From the title, you’d think that I was going to talk about covering something in crumbs. Actually, it’s the very opposite.

Crumb-coating is actually a technique used to help you get a nice smooth finish when you ice a cake with buttercream.

What you essentially do is to apply a very thin layer of icing all around the cake and let that dry. This thin layer seals in all the crumbs so they don’t appear in the next layer of icing, which should go on much smoother.

When you do a crumb coat, you want to push the buttercream icing quite firmly into the cake. The cake might tear a little but press on. (Got the pun?) Scrap off any excess buttercream, but don’t mix it back with the rest of your icing or you’ll contaminate it with crumbs. Your cake will look spotty and horrible, but don’t worry!

Put the cake in the refrigerator for about an hour.
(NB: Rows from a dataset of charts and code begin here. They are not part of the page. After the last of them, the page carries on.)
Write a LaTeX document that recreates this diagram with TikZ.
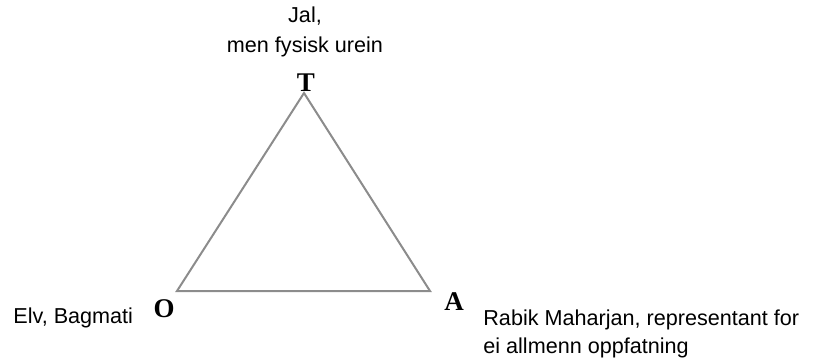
\documentclass[tikz,border=0pt]{standalone}
\usepackage{fontspec}
\setmainfont{Liberation Sans}
\newfontfamily\cornerfont{Liberation Serif}
\usetikzlibrary{positioning}
\definecolor{edgeGray}{HTML}{8C8C8C}
\definecolor{ink}{HTML}{000000}

\begin{document}
\begin{tikzpicture}[x=0.5pt, y=-0.5pt, font=\fontsize{10.8}{14}\selectfont,
  corner/.style={font=\cornerfont\bfseries\fontsize{13.5}{14}\selectfont, anchor=base, inner sep=0pt, color=ink},
  caption/.style={anchor=base, inner sep=0pt, color=ink}]
\useasboundingbox (0,0) rectangle (821,360);
% triangle corners
\coordinate (top) at (304,93);
\coordinate (left) at (177,291);
\coordinate (right) at (430,291);
\draw[edgeGray, line width=1pt] (top) -- (left) -- (right) -- cycle;
% corner letters
\node[corner] (T) at (306,91) {T};
\node[corner] (O) at (164,317) {O};
\node[corner] (A) at (454,310) {A};
% captions (base = last line)
\node[caption, align=center] (jal) at (305,52) {Jal,\\[1pt]men fysisk urein};
\node[caption, anchor=base west] (elv) at (13,323) {Elv, Bagmati};
\node[caption, anchor=base west, align=left] (rabik) at (483,353) {Rabik Maharjan, representant for\\ei allmenn oppfatning};
\end{tikzpicture}
\end{document}
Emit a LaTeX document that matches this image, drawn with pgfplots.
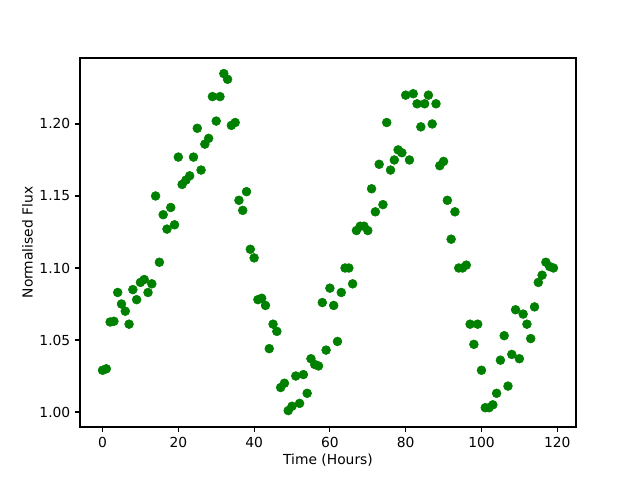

The icing should feel crusty and dry to the touch. Now, begin your second coat of icing. You should find that it goes on nice and smooth, and as long as you don’t actually rupture the crumb coat, you won’t have to worry about any crumbs in the top layer of icing.

Now, do you have to do a crumb coat? Not all the time. Crumb coats are useful under two conditions: (1) your cake is slightly over-baked and it’s gotten quite crumbly around the edges; and (2) the icing is a much lighter colour than your cake, so crumbs will definitely show up. Crumb coats can guarantee that you get a beautiful, crumb-free finish. The picture below shows the earlier crumb-coated cake with its final layer of icing. Not a crumb in sight!

However, I have to say that getting a few crumbs in your icing is not the end of the world. If that happens, just run with it! Sometimes, it might turn out to be a beautiful accident, like this red velvet cake with white buttercream icing that I made for my Mum for Mother’s Day.